Mais à l’arrivée, la soirée est frustrante pour le spectateur. Parce que ces nombreuses références et ces liens que Ronald Dofing et Marc Baum ont voulu tisser à travers les siècles de tragédies humaines ne se ressentent pas, ne passent pas entre les textes et le public. Grexit se joue dans trois salles différentes et en trois langues. En deux heures et demie, le spectateur accompagne Christiane Rausch, Pitt Simon, Jean-Paul Maes, Max Thommes et Brigitte Urhausen de la salle José Ensch au dernier étage du bâtiment central de Neimënster en passant par la classique salle Robert Krieps au Tuutesall jusqu’au cloître Lucien Wercollier pour une lecture scénique dont on a l’impression qu’elle a dû être bâclée. Il n’y a pas de corporalité, pas de chair là-dedans. Pour preuve : une des scènes les plus émouvantes est de regarder l’acteur grec Solon Tsounis lire un bout du texte de Yannis Ritsos en vidéo. Il est assis dans une salle baignée de soleil, désinvolte, fume une cigarette en lisant, regarde la caméra droit dans l’objectif ou tourne la tête, et on a l’impression de tout comprendre, de saisir la souffrance exprimée dans le texte – et pourtant, il parle grec et rien n’est sous-titré.
La souffrance, justement. L’artiste Serge Ecker, dont c’est la première scénographie, accompagne les différentes scènes avec des projections d’images de nuages ou de révoltés ou en rejouant lui-même une scène de combat de rue dans la cour du Neimënster. Et il a réalisé, dans l’écriture grecque originale, un néon qui dit : Vassanízomé (« je souffre » et « je fais souffrir ») – un graffiti, explique l’historienne d’art Sofia Eliza Bouratsis dans un texte sur l’œuvre, que l’on retrouve partout en Grèce depuis quelques années. Souffrir et faire endurer la souffrance sont aussi les leitmotiv des textes sélectionnés : « Comment se fait-il que d’autres nous dictent notre destin ? », « je ne veux pas être leur jouet ou leur serviteur » « du champ de la mort vers l’espoir d’une indépendance douteuse » (Ritsos), la description du projet européen comme bureaucratie pour la reproduction ou le maintien du désespoir (Graeber) jusqu’à la prophétie d’un « millénaire des excréments » à venir, « une nuit encore plus noire » (Dimitriádis).
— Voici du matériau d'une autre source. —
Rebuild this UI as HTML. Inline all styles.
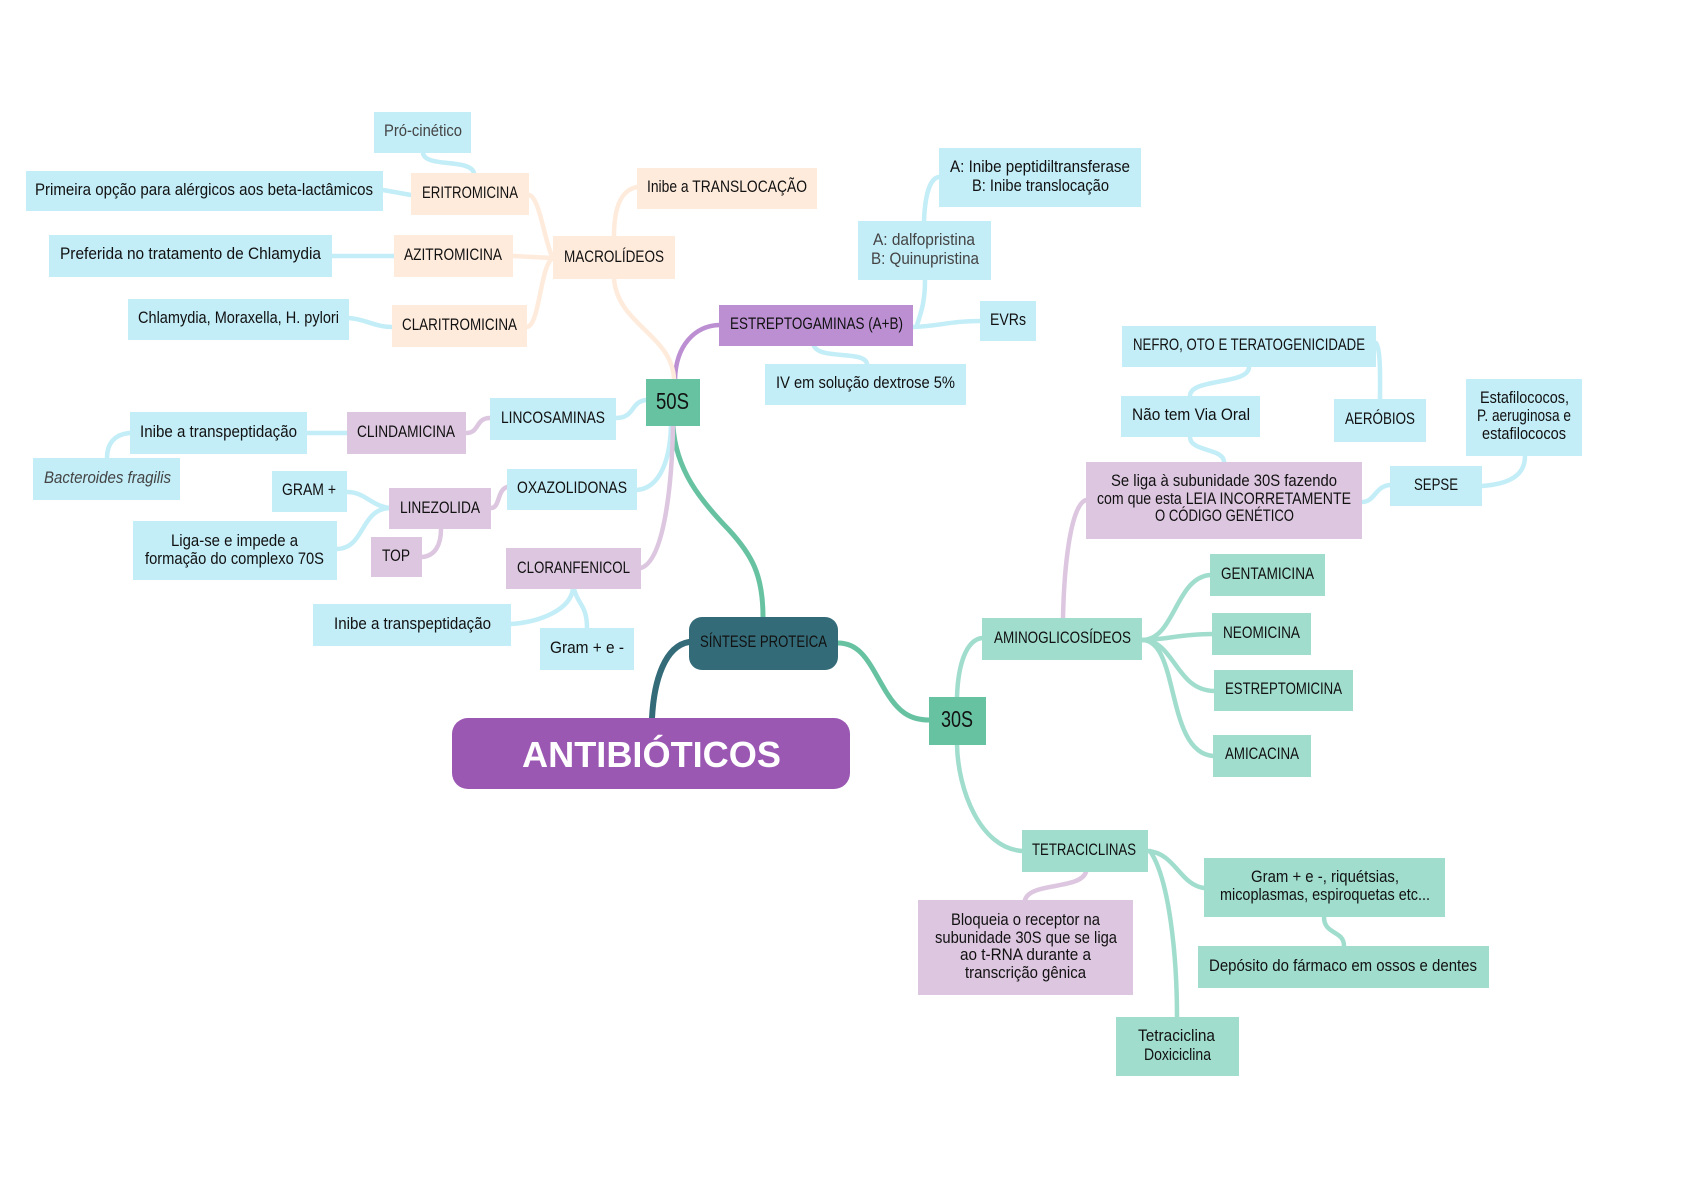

Pour aussi ambitieux que puisse paraître le projet Grexit, on n’accroche pas. Probablement parce que sa mise en scène est trop spartiate, parce que les textes si différents et complexes ne nous touchent pas, que la mise en scène n’a pas réussi à lui insuffler vie, parce que les acteurs, si concentrés à maîtriser l’impressionnant volume de mots et de références, ne se sont pas vraiment appropriés les textes. Alors on reste singulièrement distant, si ce n’est pour un cri qui vous glace le sang que Christiane Rausch lance avec sa voix rocailleuse, une envolée lyrique de Pitt Simon ou un sketch plus léger que se permet Max Thommes. C’est à ce moment-là que cela devient du théâtre. Brigitte Urhausen seule dans un nuage de fausse fumée qui susurre calmement le texte violent de Christa Wolf – et la magie opère.